*Task to complete*
Your task is to repeat the entries word for word while leaving out the pictures.

(Dataset excerpt)
* * * *

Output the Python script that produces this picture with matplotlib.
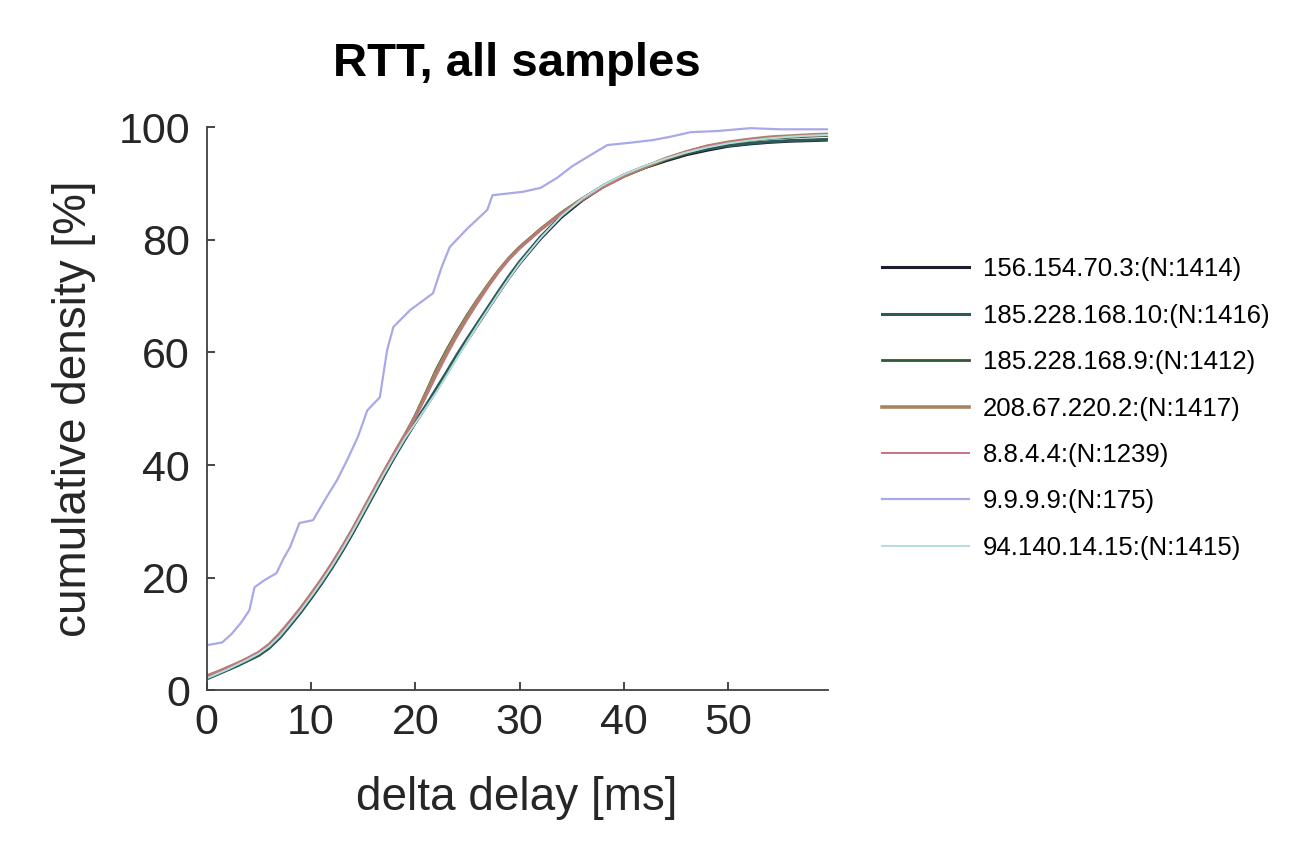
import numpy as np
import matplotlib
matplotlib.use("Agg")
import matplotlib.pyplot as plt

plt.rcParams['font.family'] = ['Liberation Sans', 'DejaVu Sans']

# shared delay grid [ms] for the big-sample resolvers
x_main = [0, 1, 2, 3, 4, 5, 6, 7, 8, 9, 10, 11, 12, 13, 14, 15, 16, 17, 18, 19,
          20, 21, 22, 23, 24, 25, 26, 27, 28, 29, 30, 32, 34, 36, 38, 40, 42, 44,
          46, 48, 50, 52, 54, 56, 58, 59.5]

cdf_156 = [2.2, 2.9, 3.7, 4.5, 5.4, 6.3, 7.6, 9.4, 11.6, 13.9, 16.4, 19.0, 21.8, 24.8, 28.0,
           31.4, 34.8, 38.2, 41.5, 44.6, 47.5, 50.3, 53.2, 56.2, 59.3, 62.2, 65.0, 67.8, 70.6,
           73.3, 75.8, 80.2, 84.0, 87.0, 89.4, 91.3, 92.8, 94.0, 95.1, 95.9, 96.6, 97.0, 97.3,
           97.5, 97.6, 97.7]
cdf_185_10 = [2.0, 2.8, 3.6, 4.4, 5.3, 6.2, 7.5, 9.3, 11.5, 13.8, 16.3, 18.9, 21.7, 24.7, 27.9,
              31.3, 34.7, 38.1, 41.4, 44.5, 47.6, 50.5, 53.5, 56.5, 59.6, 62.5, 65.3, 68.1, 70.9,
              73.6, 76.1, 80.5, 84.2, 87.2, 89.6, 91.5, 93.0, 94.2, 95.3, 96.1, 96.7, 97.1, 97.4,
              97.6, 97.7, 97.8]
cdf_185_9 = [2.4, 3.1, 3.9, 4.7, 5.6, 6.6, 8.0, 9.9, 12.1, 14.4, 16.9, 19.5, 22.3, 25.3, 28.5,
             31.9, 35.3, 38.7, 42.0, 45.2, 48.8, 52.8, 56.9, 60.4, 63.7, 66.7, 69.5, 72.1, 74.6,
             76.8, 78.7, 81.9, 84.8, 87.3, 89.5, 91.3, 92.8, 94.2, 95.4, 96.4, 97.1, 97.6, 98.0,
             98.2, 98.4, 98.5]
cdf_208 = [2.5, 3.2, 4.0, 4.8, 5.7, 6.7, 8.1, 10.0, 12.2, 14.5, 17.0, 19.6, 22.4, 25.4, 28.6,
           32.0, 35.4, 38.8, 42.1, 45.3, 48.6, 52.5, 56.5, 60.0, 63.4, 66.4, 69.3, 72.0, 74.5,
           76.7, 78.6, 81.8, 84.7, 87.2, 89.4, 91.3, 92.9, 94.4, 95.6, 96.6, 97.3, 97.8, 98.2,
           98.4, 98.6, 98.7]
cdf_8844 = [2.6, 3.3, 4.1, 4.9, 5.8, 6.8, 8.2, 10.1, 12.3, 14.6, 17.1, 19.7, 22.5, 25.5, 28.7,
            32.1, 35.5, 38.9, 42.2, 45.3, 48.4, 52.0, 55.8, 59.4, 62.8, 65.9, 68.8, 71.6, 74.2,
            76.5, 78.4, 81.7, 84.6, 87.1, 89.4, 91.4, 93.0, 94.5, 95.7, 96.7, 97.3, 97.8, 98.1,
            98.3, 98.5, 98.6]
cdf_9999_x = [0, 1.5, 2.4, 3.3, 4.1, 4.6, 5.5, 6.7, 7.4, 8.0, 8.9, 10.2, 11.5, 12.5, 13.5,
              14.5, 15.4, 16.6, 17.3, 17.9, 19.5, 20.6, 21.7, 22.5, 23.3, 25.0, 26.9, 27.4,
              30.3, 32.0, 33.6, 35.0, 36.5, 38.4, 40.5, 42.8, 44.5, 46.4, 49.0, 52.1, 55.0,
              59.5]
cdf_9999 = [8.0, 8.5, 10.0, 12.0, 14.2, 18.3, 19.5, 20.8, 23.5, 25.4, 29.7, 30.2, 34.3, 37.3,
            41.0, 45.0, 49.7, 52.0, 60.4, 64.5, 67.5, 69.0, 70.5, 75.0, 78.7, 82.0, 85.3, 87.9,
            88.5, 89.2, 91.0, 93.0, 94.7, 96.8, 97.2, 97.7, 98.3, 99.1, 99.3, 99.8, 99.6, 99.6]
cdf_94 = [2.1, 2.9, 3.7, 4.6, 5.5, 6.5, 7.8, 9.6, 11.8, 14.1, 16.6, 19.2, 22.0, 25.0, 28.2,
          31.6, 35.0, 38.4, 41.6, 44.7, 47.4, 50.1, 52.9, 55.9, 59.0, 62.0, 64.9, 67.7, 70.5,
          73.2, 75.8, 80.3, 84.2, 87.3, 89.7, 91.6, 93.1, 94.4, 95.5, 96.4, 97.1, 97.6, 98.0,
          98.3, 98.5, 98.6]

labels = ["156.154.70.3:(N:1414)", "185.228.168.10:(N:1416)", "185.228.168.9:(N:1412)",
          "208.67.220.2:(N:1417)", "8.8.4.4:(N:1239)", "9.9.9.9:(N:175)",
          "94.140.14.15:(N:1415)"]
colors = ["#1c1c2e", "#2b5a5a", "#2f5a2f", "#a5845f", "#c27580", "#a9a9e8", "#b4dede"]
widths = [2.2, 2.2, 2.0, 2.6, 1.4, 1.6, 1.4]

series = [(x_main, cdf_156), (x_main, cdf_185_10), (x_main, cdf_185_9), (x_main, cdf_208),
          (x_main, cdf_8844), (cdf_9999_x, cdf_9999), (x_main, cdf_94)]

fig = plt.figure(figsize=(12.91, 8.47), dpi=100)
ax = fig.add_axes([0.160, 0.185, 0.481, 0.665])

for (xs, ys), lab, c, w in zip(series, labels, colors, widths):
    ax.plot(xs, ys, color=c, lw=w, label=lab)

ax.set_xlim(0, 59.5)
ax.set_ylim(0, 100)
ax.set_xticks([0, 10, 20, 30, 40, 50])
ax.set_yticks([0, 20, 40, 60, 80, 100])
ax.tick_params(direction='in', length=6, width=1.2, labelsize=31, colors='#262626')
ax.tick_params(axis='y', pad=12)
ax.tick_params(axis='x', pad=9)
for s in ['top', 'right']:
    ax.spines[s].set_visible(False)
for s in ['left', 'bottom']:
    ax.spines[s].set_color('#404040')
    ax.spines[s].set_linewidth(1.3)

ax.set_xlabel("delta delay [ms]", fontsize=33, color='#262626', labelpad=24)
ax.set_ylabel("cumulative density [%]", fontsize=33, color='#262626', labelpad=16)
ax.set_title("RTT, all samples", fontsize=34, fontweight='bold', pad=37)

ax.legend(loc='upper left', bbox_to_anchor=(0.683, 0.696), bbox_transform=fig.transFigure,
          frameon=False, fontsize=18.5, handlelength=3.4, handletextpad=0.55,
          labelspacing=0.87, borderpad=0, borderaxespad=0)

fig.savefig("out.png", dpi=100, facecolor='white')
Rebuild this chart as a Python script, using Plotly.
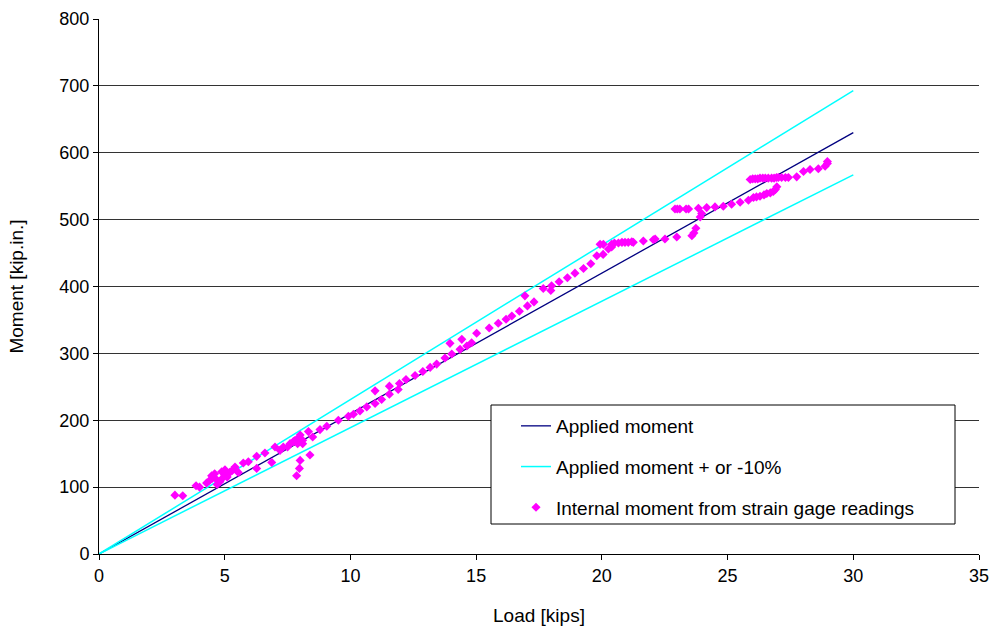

* * * *

*Solution to the exercise*
Output the Python script that produces this picture with matplotlib.
import numpy as np
import matplotlib
matplotlib.use("Agg")
import matplotlib.pyplot as plt

plt.rcParams['font.family'] = ['Liberation Sans', 'DejaVu Sans']

# shared delay grid [ms] for the big-sample resolvers
x_main = [0, 1, 2, 3, 4, 5, 6, 7, 8, 9, 10, 11, 12, 13, 14, 15, 16, 17, 18, 19,
          20, 21, 22, 23, 24, 25, 26, 27, 28, 29, 30, 32, 34, 36, 38, 40, 42, 44,
          46, 48, 50, 52, 54, 56, 58, 59.5]

cdf_156 = [2.2, 2.9, 3.7, 4.5, 5.4, 6.3, 7.6, 9.4, 11.6, 13.9, 16.4, 19.0, 21.8, 24.8, 28.0,
           31.4, 34.8, 38.2, 41.5, 44.6, 47.5, 50.3, 53.2, 56.2, 59.3, 62.2, 65.0, 67.8, 70.6,
           73.3, 75.8, 80.2, 84.0, 87.0, 89.4, 91.3, 92.8, 94.0, 95.1, 95.9, 96.6, 97.0, 97.3,
           97.5, 97.6, 97.7]
cdf_185_10 = [2.0, 2.8, 3.6, 4.4, 5.3, 6.2, 7.5, 9.3, 11.5, 13.8, 16.3, 18.9, 21.7, 24.7, 27.9,
              31.3, 34.7, 38.1, 41.4, 44.5, 47.6, 50.5, 53.5, 56.5, 59.6, 62.5, 65.3, 68.1, 70.9,
              73.6, 76.1, 80.5, 84.2, 87.2, 89.6, 91.5, 93.0, 94.2, 95.3, 96.1, 96.7, 97.1, 97.4,
              97.6, 97.7, 97.8]
cdf_185_9 = [2.4, 3.1, 3.9, 4.7, 5.6, 6.6, 8.0, 9.9, 12.1, 14.4, 16.9, 19.5, 22.3, 25.3, 28.5,
             31.9, 35.3, 38.7, 42.0, 45.2, 48.8, 52.8, 56.9, 60.4, 63.7, 66.7, 69.5, 72.1, 74.6,
             76.8, 78.7, 81.9, 84.8, 87.3, 89.5, 91.3, 92.8, 94.2, 95.4, 96.4, 97.1, 97.6, 98.0,
             98.2, 98.4, 98.5]
cdf_208 = [2.5, 3.2, 4.0, 4.8, 5.7, 6.7, 8.1, 10.0, 12.2, 14.5, 17.0, 19.6, 22.4, 25.4, 28.6,
           32.0, 35.4, 38.8, 42.1, 45.3, 48.6, 52.5, 56.5, 60.0, 63.4, 66.4, 69.3, 72.0, 74.5,
           76.7, 78.6, 81.8, 84.7, 87.2, 89.4, 91.3, 92.9, 94.4, 95.6, 96.6, 97.3, 97.8, 98.2,
           98.4, 98.6, 98.7]
cdf_8844 = [2.6, 3.3, 4.1, 4.9, 5.8, 6.8, 8.2, 10.1, 12.3, 14.6, 17.1, 19.7, 22.5, 25.5, 28.7,
            32.1, 35.5, 38.9, 42.2, 45.3, 48.4, 52.0, 55.8, 59.4, 62.8, 65.9, 68.8, 71.6, 74.2,
            76.5, 78.4, 81.7, 84.6, 87.1, 89.4, 91.4, 93.0, 94.5, 95.7, 96.7, 97.3, 97.8, 98.1,
            98.3, 98.5, 98.6]
cdf_9999_x = [0, 1.5, 2.4, 3.3, 4.1, 4.6, 5.5, 6.7, 7.4, 8.0, 8.9, 10.2, 11.5, 12.5, 13.5,
              14.5, 15.4, 16.6, 17.3, 17.9, 19.5, 20.6, 21.7, 22.5, 23.3, 25.0, 26.9, 27.4,
              30.3, 32.0, 33.6, 35.0, 36.5, 38.4, 40.5, 42.8, 44.5, 46.4, 49.0, 52.1, 55.0,
              59.5]
cdf_9999 = [8.0, 8.5, 10.0, 12.0, 14.2, 18.3, 19.5, 20.8, 23.5, 25.4, 29.7, 30.2, 34.3, 37.3,
            41.0, 45.0, 49.7, 52.0, 60.4, 64.5, 67.5, 69.0, 70.5, 75.0, 78.7, 82.0, 85.3, 87.9,
            88.5, 89.2, 91.0, 93.0, 94.7, 96.8, 97.2, 97.7, 98.3, 99.1, 99.3, 99.8, 99.6, 99.6]
cdf_94 = [2.1, 2.9, 3.7, 4.6, 5.5, 6.5, 7.8, 9.6, 11.8, 14.1, 16.6, 19.2, 22.0, 25.0, 28.2,
          31.6, 35.0, 38.4, 41.6, 44.7, 47.4, 50.1, 52.9, 55.9, 59.0, 62.0, 64.9, 67.7, 70.5,
          73.2, 75.8, 80.3, 84.2, 87.3, 89.7, 91.6, 93.1, 94.4, 95.5, 96.4, 97.1, 97.6, 98.0,
          98.3, 98.5, 98.6]

labels = ["156.154.70.3:(N:1414)", "185.228.168.10:(N:1416)", "185.228.168.9:(N:1412)",
          "208.67.220.2:(N:1417)", "8.8.4.4:(N:1239)", "9.9.9.9:(N:175)",
          "94.140.14.15:(N:1415)"]
colors = ["#1c1c2e", "#2b5a5a", "#2f5a2f", "#a5845f", "#c27580", "#a9a9e8", "#b4dede"]
widths = [2.2, 2.2, 2.0, 2.6, 1.4, 1.6, 1.4]

series = [(x_main, cdf_156), (x_main, cdf_185_10), (x_main, cdf_185_9), (x_main, cdf_208),
          (x_main, cdf_8844), (cdf_9999_x, cdf_9999), (x_main, cdf_94)]

fig = plt.figure(figsize=(12.91, 8.47), dpi=100)
ax = fig.add_axes([0.160, 0.185, 0.481, 0.665])

for (xs, ys), lab, c, w in zip(series, labels, colors, widths):
    ax.plot(xs, ys, color=c, lw=w, label=lab)

ax.set_xlim(0, 59.5)
ax.set_ylim(0, 100)
ax.set_xticks([0, 10, 20, 30, 40, 50])
ax.set_yticks([0, 20, 40, 60, 80, 100])
ax.tick_params(direction='in', length=6, width=1.2, labelsize=31, colors='#262626')
ax.tick_params(axis='y', pad=12)
ax.tick_params(axis='x', pad=9)
for s in ['top', 'right']:
    ax.spines[s].set_visible(False)
for s in ['left', 'bottom']:
    ax.spines[s].set_color('#404040')
    ax.spines[s].set_linewidth(1.3)

ax.set_xlabel("delta delay [ms]", fontsize=33, color='#262626', labelpad=24)
ax.set_ylabel("cumulative density [%]", fontsize=33, color='#262626', labelpad=16)
ax.set_title("RTT, all samples", fontsize=34, fontweight='bold', pad=37)

ax.legend(loc='upper left', bbox_to_anchor=(0.683, 0.696), bbox_transform=fig.transFigure,
          frameon=False, fontsize=18.5, handlelength=3.4, handletextpad=0.55,
          labelspacing=0.87, borderpad=0, borderaxespad=0)

fig.savefig("out.png", dpi=100, facecolor='white')
Rebuild this chart as a Python script, using Plotly.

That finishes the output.